Die Katana ächzte und knirschte, die Steuerdüsen arbeiteten korrekt und mit voller Kraft. Das ganze Schiff erzitterte, als es sich von seinem Grab im Eis und Schnee löste. Vollkommene Stille auf allen Decks, die meisten Besatzungsmitglieder waren auf ihre Stationen oder in ihre Quartiere zurückgekehrt. Alle hielten jetzt den Atem an, während sich die Katana Millimeter für Millimeter erhob. Endlich war das Schiff frei. Ein heller Lichtblitz erleuchtete den Hauptbildschirm der Brücke und blendete sie. Ein Knall drang irgendwo aus dem Schiffsinneren an ihre Ohren. Die Navigationskonsole wurde dunkel, genau wie ein Teil der Anzeigen im Maschinenraum, die Steuerdüsen fielen aus. Hart setzte die Katana auf dem Planeten auf.

“Berichte?” fragte Needa.

“Eine Eruption der Sonne. Mittlere Stärke.”

“Maschinenraum?”

“Eine Sicherung ist nur durchgebrannt. Die Reparatur dürfte nur Minuten dauern.”
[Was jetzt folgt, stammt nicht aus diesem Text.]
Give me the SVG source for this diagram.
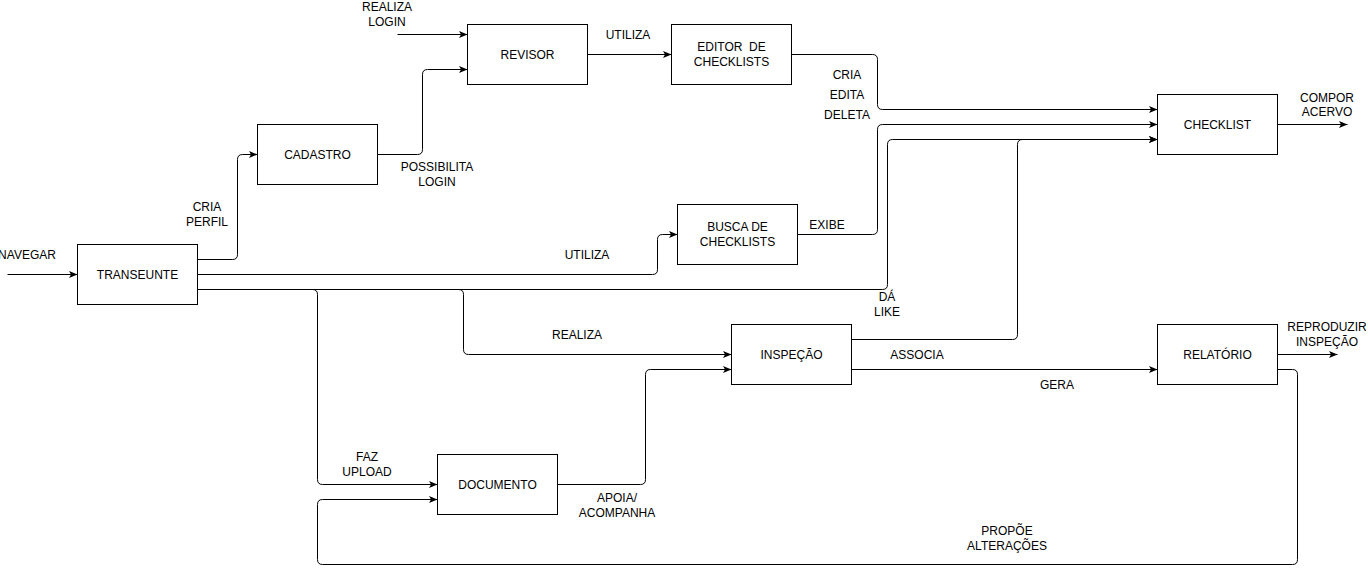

Ein Aufatmen war auf der Brücke hörbar. Tatsächlich konnten sie nach wenigen Minuten einen zweiten Versuch starten. Diesmal hielten alle Leitungen. Die Katana brachte immer mehr Abstand zwischen sich und der eisigen Oberfläche. Das Feuer der Steuerdüsen beleuchtete die nächtliche Schneelandschaft bizarr, die herabfallenden Schneemassen von der Katana bildeten einen leuchtenden Vorhang. Durch das Erhitzen der Kristalle entstand ein gelbgrünliches Schwefelgas, welches mit blaßgelber Flamme verbrannte und der Katana zusätzlichen Auftrieb verschaffte. Immer weiter entfernte sich die Oberfläche des Planeten, bis die Katana die Atmosphäre endlich verließ. Sie hatten es geschafft. Außerhalb der Atmosphäre konnte die Katana ihr schützendes Magnetfeld wieder voll entwickeln, so daß keine weitere Gefahr für die Besatzung mehr bestand. Der Scan ergab, daß die Romulaner offensichtlich nicht damit gerechnet hatten, daß die Katana den Absturz überstand. Zumindest warteten sie nicht enttarnt auf sie. Trotzdem beobachteten Frank Lincoln und Marina deSoto aufmerksam alle funktionstüchtigen Sensoranzeigen, was nicht allzuviele waren. So wie es aussah, hatte die Katana es überstanden. Die Reparaturarbeiten würden aber wohl noch Wochen dauern und einiges würde erst bei einem Werftaufenthalt behoben werden können. Vom gesamten Geschwader Jäger würde nur ein einziger an Bord zu reparieren sein, alle anderen waren so stark beschädigt, daß eine Reparatur keinen Sinn hatte. Für die Reparatur der Kommunikationssysteme und Sensoren fehlten die Ersatzteile. Und der Warpantrieb würde Wochen benötigen. Schwierige Zeiten standen der Katana bevor.